Saturday, 2 February 2008

Cars from Mars

After years of watching sci-fi programs from the Twilight Zone to the X-files, I had assumed alien visits were basically clandestine except for the UFO sightings over mountainous and desert areas. Typically, they landed in farmer’s fields to mutilate domestic cows and wildlife or in remote forest clearings to sweep up unsuspecting earthlings for dissection and experimentation. Imagine my shock when I discovered they had started up their own used car lot in British Columbia. Are economic conditions that tough on our sister planet or is their answer to global warming on Mars to ship broken down gas guzzlers off world?

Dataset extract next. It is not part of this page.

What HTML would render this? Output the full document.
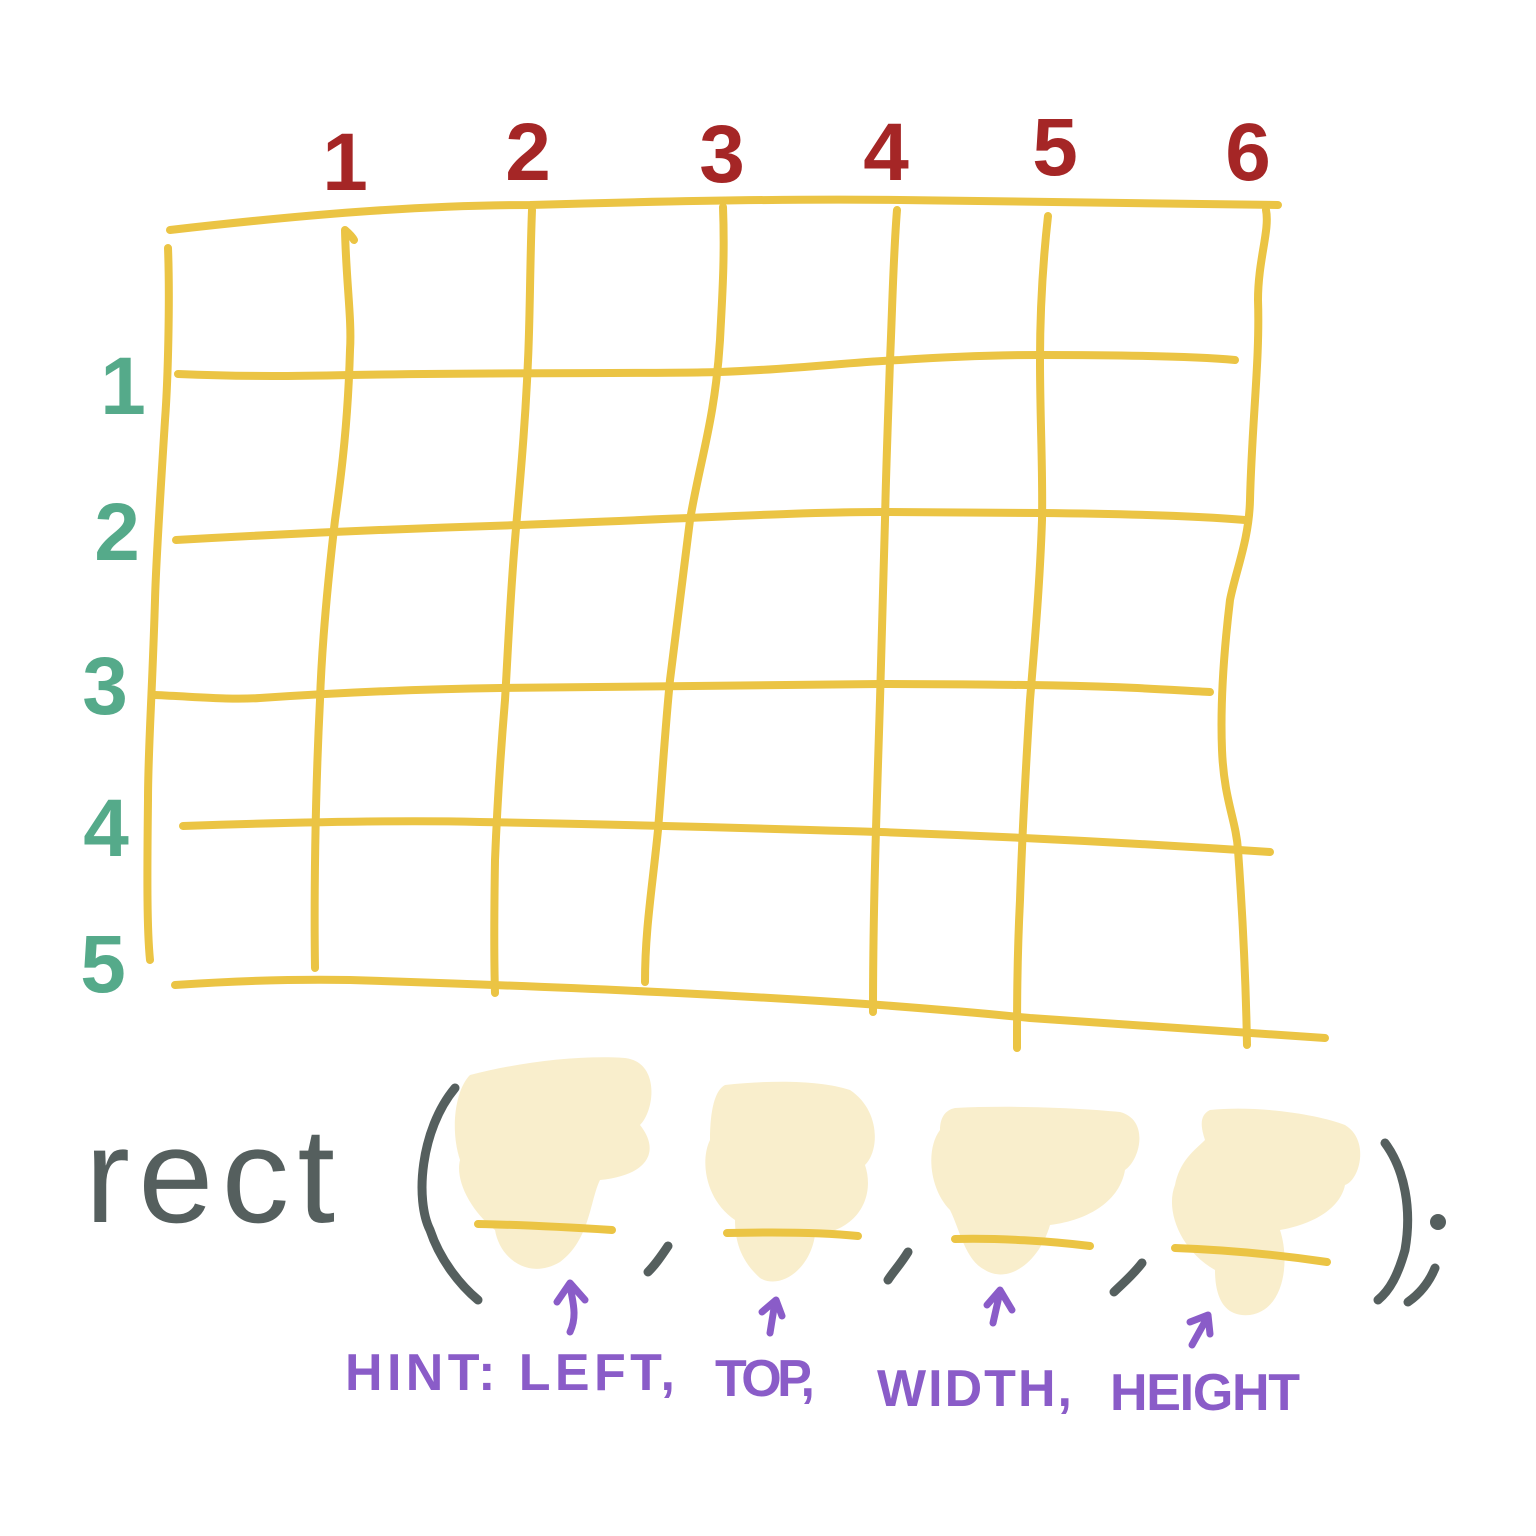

Difficult to report on the employees – afraid to get to close in case it is merely a deceptive front for kidnapping unwary humans – they did appear uncomfortable in suits and soup stained ties; however, having to squeeze their bulbous skulls down to homo sapiens size could account for the misshapen appearance and odd manners. Most of the vehicles on display are carbon copies (intellectual theft?) of earth model cars – did not spot any Ladas or Yugos – although they are rather beat up from the dirt roads and potholes on Mars. Of course, it has forced me to alter my opinion of the drivers in this city. While I always considered a lot of them to be lousy behind the wheel and had suspicions of how they had managed to score a license, I imagine having to adjust to operating a ‘foreign’ automobile causes unintended problems. Pardon me as I rush out to locate an alien second hand clothing store to get me a nice red sweater with three sleeves and a double v-neck.

Friday, 1 February 2008

No Longer Lost About Lost

When Lost premiered I managed to watch for a grand total of fifteen minutes before my attention span wandered so I’ve been absolutely blank about any of the buzz or let downs associated with the show. After perusing the television listing for last evening, I decided to record the ‘Past, Present’ segment and the season premiere for later viewing. It was exceedingly brilliant to encapsulate three seasons into basically a 45 minute synopsis and discover I’m right up-to-date. Also, this way I’ve not wasted any time or energy in identifying with the cast or their problems, on or off the boob tube. This year’s premiere definitely caught my interest. Now, do I wait three years for another ¾ hour catch-up episode or record the program and wade through it sans ads?